A Case Against Systematic Operation Design

The article is linked here as a pdf document

Jesus H. Christ!

What a magnificent intellectual wank!

The main theoretical underpinnings of SOD are systems theory, Soviet operational art, French postmodern philosophy, social sciences, psychology, architecture and urban planning, and, more recently, ancient Chinese military thinking.

They’ve made a major discovery there.

Particularly the bit about architecture and urban planning (which the author notes most IDF officers don’t have time to study, so WTF does that have to do with anything?), it being a well known principle of warfare since time immemorial not to harm architecture and to respect the designs of urban planners. Stalingrad, Dresden, and Hiroshima being among some of the best examples of this. FFS!

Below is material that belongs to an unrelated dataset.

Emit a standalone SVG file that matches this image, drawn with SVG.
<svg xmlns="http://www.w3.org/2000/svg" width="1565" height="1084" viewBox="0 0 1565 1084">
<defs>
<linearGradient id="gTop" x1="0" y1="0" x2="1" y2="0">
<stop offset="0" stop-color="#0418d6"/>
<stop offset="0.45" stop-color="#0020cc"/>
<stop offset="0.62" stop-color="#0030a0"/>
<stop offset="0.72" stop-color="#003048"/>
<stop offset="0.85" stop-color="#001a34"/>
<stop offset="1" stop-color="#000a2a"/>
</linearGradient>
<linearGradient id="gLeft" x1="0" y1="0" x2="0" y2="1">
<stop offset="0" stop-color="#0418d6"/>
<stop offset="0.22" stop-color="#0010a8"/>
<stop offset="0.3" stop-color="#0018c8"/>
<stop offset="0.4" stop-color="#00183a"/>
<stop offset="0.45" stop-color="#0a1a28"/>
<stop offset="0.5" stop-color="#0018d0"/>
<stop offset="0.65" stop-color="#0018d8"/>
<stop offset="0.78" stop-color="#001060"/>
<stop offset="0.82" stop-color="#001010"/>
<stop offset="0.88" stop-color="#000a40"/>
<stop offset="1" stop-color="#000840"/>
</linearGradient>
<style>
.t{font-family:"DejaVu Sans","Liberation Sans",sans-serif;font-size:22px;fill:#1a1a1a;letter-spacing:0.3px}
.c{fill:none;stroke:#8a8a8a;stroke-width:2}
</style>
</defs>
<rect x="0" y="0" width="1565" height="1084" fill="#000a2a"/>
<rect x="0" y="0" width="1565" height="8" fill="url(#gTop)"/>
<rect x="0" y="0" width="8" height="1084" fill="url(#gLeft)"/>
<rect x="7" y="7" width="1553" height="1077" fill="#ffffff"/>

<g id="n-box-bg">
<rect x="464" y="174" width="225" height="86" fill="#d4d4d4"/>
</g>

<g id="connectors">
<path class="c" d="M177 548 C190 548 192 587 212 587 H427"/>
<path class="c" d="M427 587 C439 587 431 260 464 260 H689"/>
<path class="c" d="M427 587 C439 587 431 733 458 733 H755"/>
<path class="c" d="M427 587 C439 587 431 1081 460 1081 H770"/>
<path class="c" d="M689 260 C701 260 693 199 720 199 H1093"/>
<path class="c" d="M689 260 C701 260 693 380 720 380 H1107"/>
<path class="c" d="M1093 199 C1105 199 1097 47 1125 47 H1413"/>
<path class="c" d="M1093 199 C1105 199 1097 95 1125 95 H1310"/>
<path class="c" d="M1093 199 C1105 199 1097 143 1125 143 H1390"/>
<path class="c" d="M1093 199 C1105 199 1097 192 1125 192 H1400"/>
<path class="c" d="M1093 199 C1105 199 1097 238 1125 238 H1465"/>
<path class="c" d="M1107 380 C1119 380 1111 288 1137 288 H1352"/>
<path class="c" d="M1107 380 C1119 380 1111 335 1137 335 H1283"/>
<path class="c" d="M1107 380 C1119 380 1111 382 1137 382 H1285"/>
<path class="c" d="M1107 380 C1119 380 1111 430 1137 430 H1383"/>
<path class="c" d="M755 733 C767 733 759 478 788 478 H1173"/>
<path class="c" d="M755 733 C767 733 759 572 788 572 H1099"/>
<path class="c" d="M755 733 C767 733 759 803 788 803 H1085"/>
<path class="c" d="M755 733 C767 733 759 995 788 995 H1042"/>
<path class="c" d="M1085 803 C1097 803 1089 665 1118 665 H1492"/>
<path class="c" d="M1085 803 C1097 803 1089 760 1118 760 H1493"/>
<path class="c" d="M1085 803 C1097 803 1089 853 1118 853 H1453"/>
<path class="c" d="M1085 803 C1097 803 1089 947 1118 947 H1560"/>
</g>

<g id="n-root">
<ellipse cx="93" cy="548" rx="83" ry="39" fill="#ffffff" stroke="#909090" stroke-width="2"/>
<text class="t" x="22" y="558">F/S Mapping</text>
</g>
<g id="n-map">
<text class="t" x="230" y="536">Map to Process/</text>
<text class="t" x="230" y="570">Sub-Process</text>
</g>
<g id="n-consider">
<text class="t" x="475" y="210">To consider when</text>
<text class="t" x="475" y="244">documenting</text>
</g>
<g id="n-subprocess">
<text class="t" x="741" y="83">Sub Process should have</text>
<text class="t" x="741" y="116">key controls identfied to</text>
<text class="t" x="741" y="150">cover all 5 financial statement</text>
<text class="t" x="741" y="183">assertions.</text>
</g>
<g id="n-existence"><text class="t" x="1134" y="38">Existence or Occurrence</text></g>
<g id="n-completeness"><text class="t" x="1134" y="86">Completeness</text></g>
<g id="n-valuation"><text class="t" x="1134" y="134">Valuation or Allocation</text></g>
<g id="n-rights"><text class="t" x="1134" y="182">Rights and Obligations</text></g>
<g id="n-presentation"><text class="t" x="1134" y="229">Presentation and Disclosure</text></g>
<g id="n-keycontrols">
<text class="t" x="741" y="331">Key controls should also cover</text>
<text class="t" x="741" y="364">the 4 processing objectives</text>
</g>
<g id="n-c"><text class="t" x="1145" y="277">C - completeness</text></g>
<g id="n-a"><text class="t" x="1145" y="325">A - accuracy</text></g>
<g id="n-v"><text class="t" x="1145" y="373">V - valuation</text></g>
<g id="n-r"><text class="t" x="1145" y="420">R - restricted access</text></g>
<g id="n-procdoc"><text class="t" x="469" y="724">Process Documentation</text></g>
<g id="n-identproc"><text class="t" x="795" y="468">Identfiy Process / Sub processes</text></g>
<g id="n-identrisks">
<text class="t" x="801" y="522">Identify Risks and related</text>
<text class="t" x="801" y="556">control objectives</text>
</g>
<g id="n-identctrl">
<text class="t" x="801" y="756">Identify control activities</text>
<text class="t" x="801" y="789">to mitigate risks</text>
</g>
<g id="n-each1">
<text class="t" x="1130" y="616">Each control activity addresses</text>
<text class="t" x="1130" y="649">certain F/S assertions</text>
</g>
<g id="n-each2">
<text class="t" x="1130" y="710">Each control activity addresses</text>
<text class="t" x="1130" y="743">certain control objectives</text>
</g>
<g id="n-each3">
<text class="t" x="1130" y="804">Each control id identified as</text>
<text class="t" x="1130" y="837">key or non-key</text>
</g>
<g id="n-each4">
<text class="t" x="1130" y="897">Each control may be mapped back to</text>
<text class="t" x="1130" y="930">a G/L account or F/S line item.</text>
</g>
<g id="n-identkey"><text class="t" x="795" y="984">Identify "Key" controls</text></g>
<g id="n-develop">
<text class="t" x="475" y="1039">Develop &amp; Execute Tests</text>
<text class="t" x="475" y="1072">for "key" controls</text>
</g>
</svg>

Western theorists, for example, faced the same dilemmas as their Soviet counterparts but reached different conclusions. Like their Soviet counterparts, French, British, and U.S. theorists recognized the true nature of modern operations as a series of battles, although they did not treat the operational level of war as a distinct entity. But they, like the Soviets,
recognized that operational results emerged as the sum of the results of tactical combat.

And until struck by this blinding flash of cosmic insight the rest of us foolishly thought that all previous wars were not won by a series of battles but by something else, like a propitious alignment of the planets or a death ray from the star Xenon.

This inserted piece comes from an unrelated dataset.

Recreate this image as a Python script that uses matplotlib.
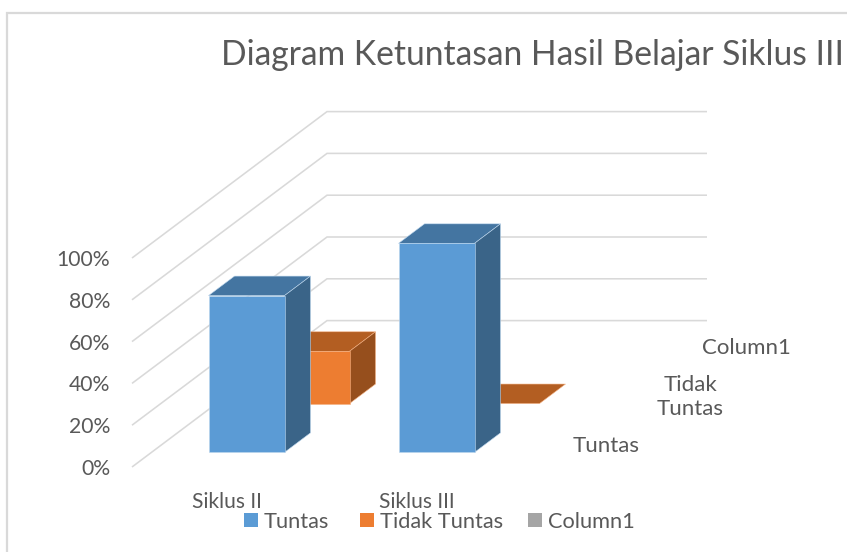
import matplotlib
matplotlib.use("Agg")
import matplotlib.pyplot as plt
from matplotlib.patches import Rectangle

plt.rcParams['font.family'] = ['Lato', 'DejaVu Sans']

title = "Diagram Ketuntasan Hasil Belajar Siklus III"
categories = ["Siklus II", "Siklus III"]
series_names = ["Tuntas", "Tidak Tuntas", "Column1"]
depth_labels = ["Tuntas", "Tidak\nTuntas", "Column1"]
tuntas = [75, 100]
tidak_tuntas = [25, 0]
ticks = [0, 20, 40, 60, 80, 100]
tick_labels = ["0%", "20%", "40%", "60%", "80%", "100%"]

TEXT = "#595959"
GRID = "#D9D9D9"
FRONT = ["#5B9BD5", "#ED7D31"]
TOP = ["#4475A1", "#B35E22"]
SIDE = ["#3A6488", "#964F1D"]

# oblique projection of (category, series depth, percent) onto picture pixels
X0, Y0 = 132.0, 467.0
CAT_W = 190.0
DEPTH_X, DEPTH_Y = 65.0, -48.8
PCT = 2.09
BAR_W = 0.40      # category units
BAR_D = 0.40      # series-slot units


def proj(c, s, v):
    return X0 + c * CAT_W + s * DEPTH_X, Y0 + s * DEPTH_Y - v * PCT


fig = plt.figure(figsize=(8.47, 5.52), dpi=100, facecolor="white")
ax = fig.add_axes([0, 0, 1, 1])
ax.set_xlim(0, 847)
ax.set_ylim(552, 0)
ax.axis("off")

# chart frame
ax.add_patch(Rectangle((6.5, 12.5), 900, 600, fc="white", ec=GRID, lw=1.6, zorder=0))

# walls: gridlines
for t, lab in zip(ticks, tick_labels):
    p0 = proj(0, 0, t)
    p1 = proj(0, 3, t)
    p2 = proj(2, 3, t)
    ax.plot([p0[0], p1[0], p2[0]], [p0[1], p1[1], p2[1]], color=GRID, lw=1.15,
            solid_joinstyle="miter", solid_capstyle="butt", zorder=1)
    ax.text(p0[0] - 22, p0[1] + 2, lab, ha="right", va="center", color=TEXT, fontsize=15.2)


def bar(c_idx, s_idx, value):
    cl = c_idx + 0.5 - BAR_W / 2
    cr = c_idx + 0.5 + BAR_W / 2
    sf = s_idx + 0.5 - BAR_D / 2
    sb = s_idx + 0.5 + BAR_D / 2
    z = 2 + s_idx * -1 + c_idx * 2 + 1
    edge = "#BDD7EE" if s_idx == 0 else "#F4B183"
    kw = dict(edgecolor=edge, linewidth=0.4, zorder=z)
    top = [proj(cl, sf, value), proj(cr, sf, value), proj(cr, sb, value), proj(cl, sb, value)]
    ax.fill(*zip(*top), facecolor=TOP[s_idx], **kw)
    if value > 0:
        side = [proj(cr, sf, 0), proj(cr, sb, 0), proj(cr, sb, value), proj(cr, sf, value)]
        front = [proj(cl, sf, 0), proj(cr, sf, 0), proj(cr, sf, value), proj(cl, sf, value)]
        ax.fill(*zip(*side), facecolor=SIDE[s_idx], **kw)
        ax.fill(*zip(*front), facecolor=FRONT[s_idx], **kw)


for i, vals in enumerate([tuntas, tidak_tuntas]):
    for c, v in enumerate(vals):
        bar(c, i, v)

# title
ax.text(221, 55, title, ha="left", va="center", color=TEXT, fontsize=24.2)

# category labels
for c, lab in enumerate(categories):
    x, _ = proj(c + 0.5, 0, 0)
    ax.text(x, 501.5, lab, ha="center", va="center", color=TEXT, fontsize=15.1)

# depth-axis labels
depth_pos = [(606, 446.5), (690, 397), (746, 348.5)]
for (x, y), lab in zip(depth_pos, depth_labels):
    ax.text(x, y, lab, ha="center", va="center", color=TEXT, fontsize=16, linespacing=1.25)

# legend
leg_sw = [244, 360, 528]
leg_col = ["#5B9BD5", "#ED7D31", "#A5A5A5"]
for x, name, col in zip(leg_sw, series_names, leg_col):
    ax.add_patch(Rectangle((x, 513), 14, 14, fc=col, ec="none", zorder=3))
    ax.text(x + 20, 521.5, name, ha="left", va="center", color=TEXT, fontsize=15.7)

fig.savefig("out.png", dpi=100)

All we need now is Derrida and his post-modern French deconstructionists upon whose work SOD is based to demonstrate, in accordance with their post-modern philosophy, that the theory doesn’t exist and the wars it is applied to didn’t happen because, when deconstructed, the words describing them lack their apparent meaning.

I’d love to see the people responsible for this abstract intellectual bullshit do something practical related to war, like designing a weapon.

And here it is.

sod
1. A section of grass-covered surface soil held together by matted roots; turf.
2. The ground, especially when covered with grass.
tr.v. sod·ded, sod·ding, sods
To cover with sod.

sod


1.
A sodomite.
2. A person regarded as obnoxious or contemptible.
3. A fellow; a guy: “Poor sod, he almost got lucky for once” (Jack Higgins).
tr.v. sod·ded, sod·ding, sods
To damn.
Phrasal Verb: sod off (Used in the imperative to dismiss someone angrily).